Stored records
- - -
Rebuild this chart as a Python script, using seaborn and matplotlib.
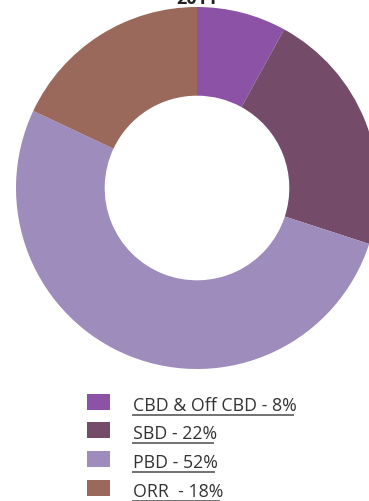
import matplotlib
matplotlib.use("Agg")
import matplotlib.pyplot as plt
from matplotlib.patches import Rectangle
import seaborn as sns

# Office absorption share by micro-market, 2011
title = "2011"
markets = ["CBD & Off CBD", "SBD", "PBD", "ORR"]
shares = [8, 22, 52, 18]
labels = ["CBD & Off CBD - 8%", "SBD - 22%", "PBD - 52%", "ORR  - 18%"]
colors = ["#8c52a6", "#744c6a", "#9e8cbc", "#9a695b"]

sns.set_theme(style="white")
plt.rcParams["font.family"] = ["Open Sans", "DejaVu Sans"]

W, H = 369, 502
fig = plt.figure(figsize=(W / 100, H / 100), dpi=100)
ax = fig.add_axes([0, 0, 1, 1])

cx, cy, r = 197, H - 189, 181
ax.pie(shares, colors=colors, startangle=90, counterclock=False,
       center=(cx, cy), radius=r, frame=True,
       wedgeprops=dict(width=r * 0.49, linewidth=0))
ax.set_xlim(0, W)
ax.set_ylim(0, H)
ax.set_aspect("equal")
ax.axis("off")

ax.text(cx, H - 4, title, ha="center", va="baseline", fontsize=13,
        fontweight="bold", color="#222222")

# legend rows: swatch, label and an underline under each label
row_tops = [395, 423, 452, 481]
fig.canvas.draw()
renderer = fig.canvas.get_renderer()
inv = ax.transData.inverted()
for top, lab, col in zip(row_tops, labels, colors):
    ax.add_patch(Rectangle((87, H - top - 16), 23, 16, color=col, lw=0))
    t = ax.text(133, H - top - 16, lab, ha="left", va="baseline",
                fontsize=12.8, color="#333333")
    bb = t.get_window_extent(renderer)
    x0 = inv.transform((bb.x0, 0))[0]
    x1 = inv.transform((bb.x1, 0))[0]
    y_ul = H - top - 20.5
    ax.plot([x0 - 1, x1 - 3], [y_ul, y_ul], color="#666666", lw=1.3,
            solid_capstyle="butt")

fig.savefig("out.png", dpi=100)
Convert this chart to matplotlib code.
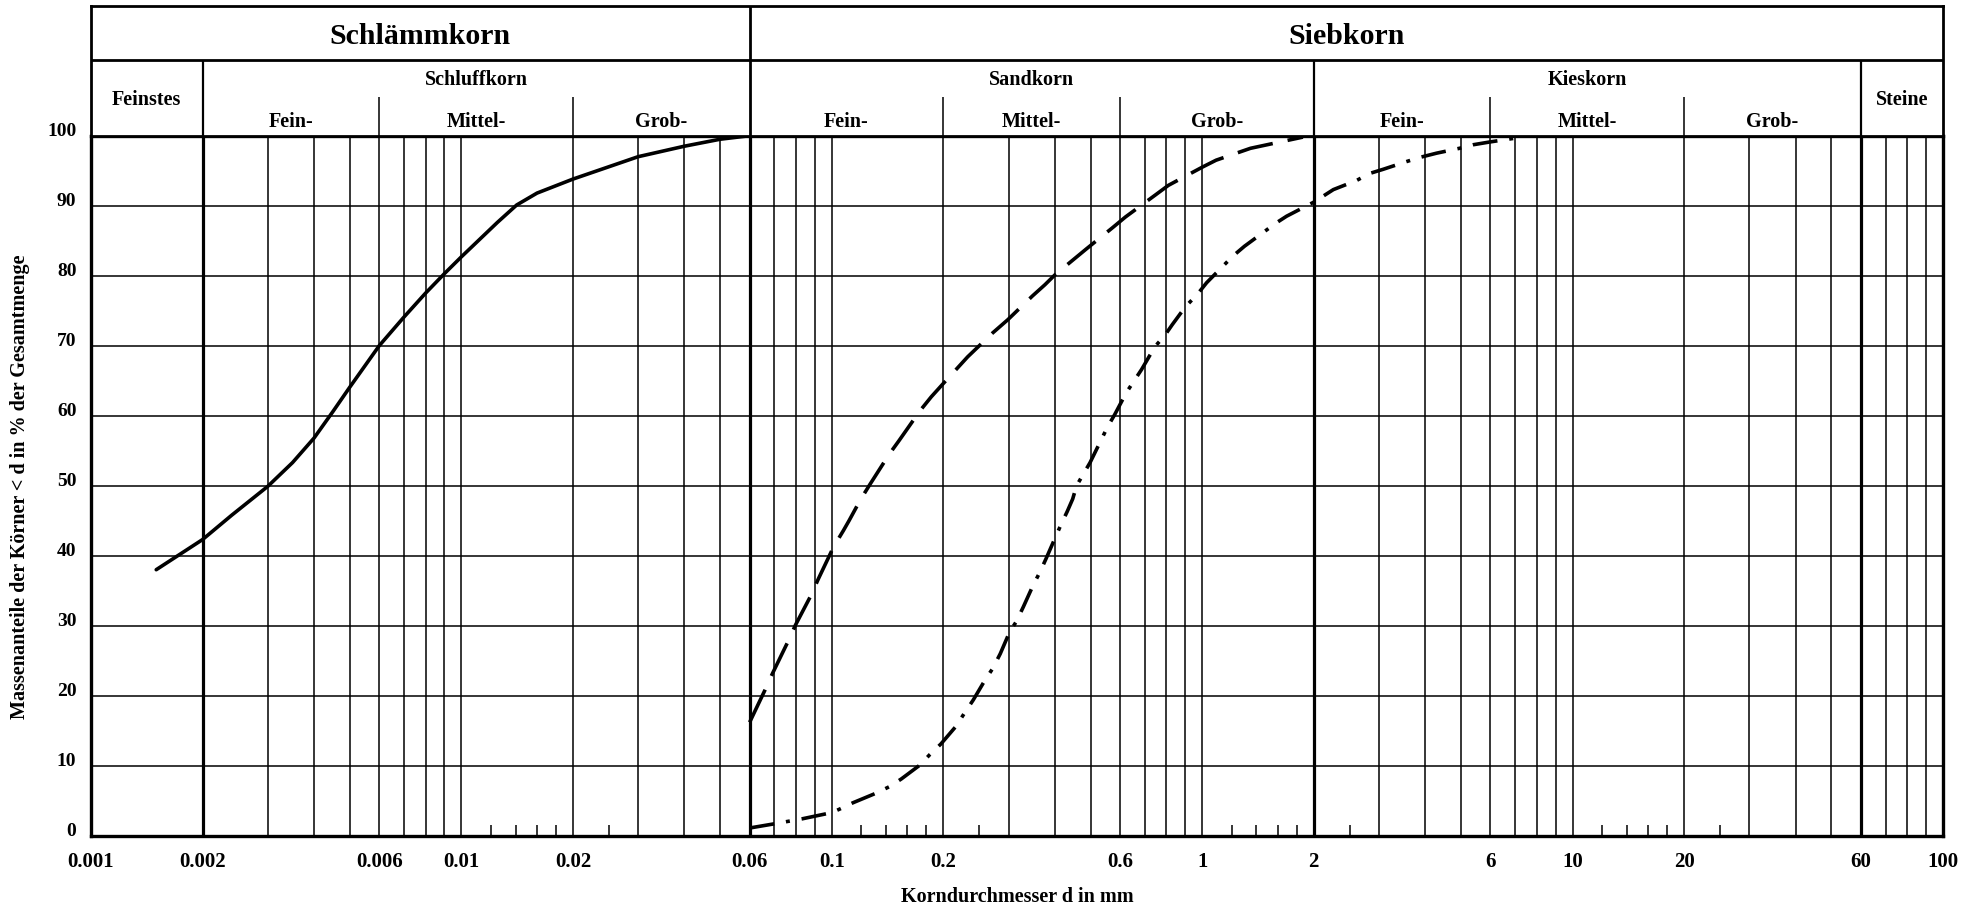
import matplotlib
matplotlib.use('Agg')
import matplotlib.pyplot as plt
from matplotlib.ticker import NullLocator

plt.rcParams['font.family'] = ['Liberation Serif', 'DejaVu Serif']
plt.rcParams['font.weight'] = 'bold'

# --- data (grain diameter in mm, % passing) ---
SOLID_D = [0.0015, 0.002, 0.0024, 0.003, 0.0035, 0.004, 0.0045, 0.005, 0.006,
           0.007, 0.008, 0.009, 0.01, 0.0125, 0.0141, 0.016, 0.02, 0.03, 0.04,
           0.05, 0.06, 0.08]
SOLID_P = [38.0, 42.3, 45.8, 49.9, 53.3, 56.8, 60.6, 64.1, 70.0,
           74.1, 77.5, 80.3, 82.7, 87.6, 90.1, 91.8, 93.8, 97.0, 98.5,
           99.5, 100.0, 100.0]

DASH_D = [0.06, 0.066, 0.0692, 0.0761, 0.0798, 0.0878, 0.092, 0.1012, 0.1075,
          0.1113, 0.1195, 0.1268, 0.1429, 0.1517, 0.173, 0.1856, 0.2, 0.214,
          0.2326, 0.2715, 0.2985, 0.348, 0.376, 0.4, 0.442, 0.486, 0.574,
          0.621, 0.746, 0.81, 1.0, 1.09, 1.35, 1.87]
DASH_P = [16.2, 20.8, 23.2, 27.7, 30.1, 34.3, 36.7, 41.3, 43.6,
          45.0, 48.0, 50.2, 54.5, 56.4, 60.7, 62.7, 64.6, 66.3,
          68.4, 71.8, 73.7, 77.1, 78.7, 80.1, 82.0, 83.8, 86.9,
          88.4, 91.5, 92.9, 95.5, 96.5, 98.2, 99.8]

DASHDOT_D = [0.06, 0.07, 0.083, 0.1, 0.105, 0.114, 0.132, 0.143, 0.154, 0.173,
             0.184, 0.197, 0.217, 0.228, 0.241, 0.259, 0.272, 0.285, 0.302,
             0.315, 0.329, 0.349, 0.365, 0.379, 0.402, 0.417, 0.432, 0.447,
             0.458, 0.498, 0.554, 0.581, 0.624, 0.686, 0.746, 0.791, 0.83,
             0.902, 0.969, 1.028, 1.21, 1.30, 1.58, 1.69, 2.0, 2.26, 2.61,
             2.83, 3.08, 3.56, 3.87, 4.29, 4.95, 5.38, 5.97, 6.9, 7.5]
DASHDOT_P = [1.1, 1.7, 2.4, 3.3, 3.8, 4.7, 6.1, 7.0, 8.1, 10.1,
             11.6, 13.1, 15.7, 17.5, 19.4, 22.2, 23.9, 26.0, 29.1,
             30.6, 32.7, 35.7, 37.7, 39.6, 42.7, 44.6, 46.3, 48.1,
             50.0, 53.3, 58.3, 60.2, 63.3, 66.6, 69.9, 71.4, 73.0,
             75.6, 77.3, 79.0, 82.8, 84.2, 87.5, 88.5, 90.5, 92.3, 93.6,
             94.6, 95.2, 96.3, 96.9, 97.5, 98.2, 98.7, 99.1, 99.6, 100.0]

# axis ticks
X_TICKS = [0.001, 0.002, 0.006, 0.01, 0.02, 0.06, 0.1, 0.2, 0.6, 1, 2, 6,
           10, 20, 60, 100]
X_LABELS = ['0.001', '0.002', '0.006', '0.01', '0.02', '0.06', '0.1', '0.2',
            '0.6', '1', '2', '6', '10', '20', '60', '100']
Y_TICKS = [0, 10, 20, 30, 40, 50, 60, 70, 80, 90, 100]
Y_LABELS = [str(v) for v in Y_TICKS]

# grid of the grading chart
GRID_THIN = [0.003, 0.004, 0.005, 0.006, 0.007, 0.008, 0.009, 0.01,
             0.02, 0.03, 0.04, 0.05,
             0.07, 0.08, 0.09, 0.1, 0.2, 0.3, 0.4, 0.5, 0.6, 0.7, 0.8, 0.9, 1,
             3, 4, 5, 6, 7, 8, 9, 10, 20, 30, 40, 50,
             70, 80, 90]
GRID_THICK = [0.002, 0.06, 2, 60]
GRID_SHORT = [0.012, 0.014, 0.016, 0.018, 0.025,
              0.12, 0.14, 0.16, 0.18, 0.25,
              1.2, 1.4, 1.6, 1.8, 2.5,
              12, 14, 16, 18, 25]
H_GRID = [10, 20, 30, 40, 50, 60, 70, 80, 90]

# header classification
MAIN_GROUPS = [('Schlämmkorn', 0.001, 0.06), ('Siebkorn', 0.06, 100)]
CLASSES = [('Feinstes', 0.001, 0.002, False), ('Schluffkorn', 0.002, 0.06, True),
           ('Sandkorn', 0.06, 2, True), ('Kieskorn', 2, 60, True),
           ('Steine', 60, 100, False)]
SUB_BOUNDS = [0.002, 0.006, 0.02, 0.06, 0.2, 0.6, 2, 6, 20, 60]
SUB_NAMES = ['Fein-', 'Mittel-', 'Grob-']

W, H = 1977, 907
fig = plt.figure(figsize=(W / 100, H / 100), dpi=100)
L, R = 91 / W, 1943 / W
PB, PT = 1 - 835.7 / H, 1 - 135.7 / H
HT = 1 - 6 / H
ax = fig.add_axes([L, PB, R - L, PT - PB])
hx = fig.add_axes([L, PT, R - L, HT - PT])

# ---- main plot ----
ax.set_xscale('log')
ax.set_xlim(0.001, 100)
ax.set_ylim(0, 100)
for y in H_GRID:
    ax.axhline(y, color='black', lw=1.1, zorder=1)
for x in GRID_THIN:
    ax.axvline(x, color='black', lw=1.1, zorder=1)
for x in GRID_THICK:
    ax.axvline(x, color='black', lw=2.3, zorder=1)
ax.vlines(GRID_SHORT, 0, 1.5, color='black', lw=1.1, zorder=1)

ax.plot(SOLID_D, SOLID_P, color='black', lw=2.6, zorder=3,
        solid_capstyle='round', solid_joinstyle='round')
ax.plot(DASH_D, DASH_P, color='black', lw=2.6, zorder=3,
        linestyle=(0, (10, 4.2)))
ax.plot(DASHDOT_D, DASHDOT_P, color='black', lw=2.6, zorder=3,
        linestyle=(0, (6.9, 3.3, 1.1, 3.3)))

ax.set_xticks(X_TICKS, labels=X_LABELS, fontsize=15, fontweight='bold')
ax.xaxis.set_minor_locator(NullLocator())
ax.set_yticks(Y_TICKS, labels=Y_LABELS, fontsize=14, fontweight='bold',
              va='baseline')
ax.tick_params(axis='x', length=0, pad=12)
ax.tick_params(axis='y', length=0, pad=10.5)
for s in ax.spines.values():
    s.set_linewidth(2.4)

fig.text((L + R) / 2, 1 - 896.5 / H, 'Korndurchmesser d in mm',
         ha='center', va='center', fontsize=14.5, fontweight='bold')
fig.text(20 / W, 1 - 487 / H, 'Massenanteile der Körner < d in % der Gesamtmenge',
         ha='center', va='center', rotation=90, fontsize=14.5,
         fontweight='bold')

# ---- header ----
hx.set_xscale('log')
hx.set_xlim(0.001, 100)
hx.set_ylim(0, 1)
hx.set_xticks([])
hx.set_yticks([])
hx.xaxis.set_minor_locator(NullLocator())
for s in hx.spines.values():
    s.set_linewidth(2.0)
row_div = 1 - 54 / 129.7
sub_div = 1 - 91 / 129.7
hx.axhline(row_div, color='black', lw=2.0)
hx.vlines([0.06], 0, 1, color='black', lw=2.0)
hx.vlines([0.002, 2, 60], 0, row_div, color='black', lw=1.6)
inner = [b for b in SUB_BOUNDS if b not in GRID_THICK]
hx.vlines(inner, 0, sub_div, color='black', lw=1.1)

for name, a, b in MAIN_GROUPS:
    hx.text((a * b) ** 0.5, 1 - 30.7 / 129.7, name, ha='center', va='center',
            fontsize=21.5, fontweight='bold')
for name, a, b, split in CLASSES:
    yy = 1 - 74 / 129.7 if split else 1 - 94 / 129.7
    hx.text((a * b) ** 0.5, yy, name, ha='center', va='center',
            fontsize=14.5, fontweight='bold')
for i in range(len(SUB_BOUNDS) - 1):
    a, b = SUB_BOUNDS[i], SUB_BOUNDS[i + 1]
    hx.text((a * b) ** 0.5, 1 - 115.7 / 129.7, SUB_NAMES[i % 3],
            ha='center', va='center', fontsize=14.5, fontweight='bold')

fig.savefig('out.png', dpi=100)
- - -
TASK:
Only the lines from the one with "Convert this chart to matplotlib code." through the one with "99.5, 100.0, 100.0]", both included, go in the copy, exactly as written. Leave the pictures behind.

SOLUTION TO THIS PROBLEM:
Convert this chart to matplotlib code.
import matplotlib
matplotlib.use('Agg')
import matplotlib.pyplot as plt
from matplotlib.ticker import NullLocator

plt.rcParams['font.family'] = ['Liberation Serif', 'DejaVu Serif']
plt.rcParams['font.weight'] = 'bold'

# --- data (grain diameter in mm, % passing) ---
SOLID_D = [0.0015, 0.002, 0.0024, 0.003, 0.0035, 0.004, 0.0045, 0.005, 0.006,
           0.007, 0.008, 0.009, 0.01, 0.0125, 0.0141, 0.016, 0.02, 0.03, 0.04,
           0.05, 0.06, 0.08]
SOLID_P = [38.0, 42.3, 45.8, 49.9, 53.3, 56.8, 60.6, 64.1, 70.0,
           74.1, 77.5, 80.3, 82.7, 87.6, 90.1, 91.8, 93.8, 97.0, 98.5,
           99.5, 100.0, 100.0]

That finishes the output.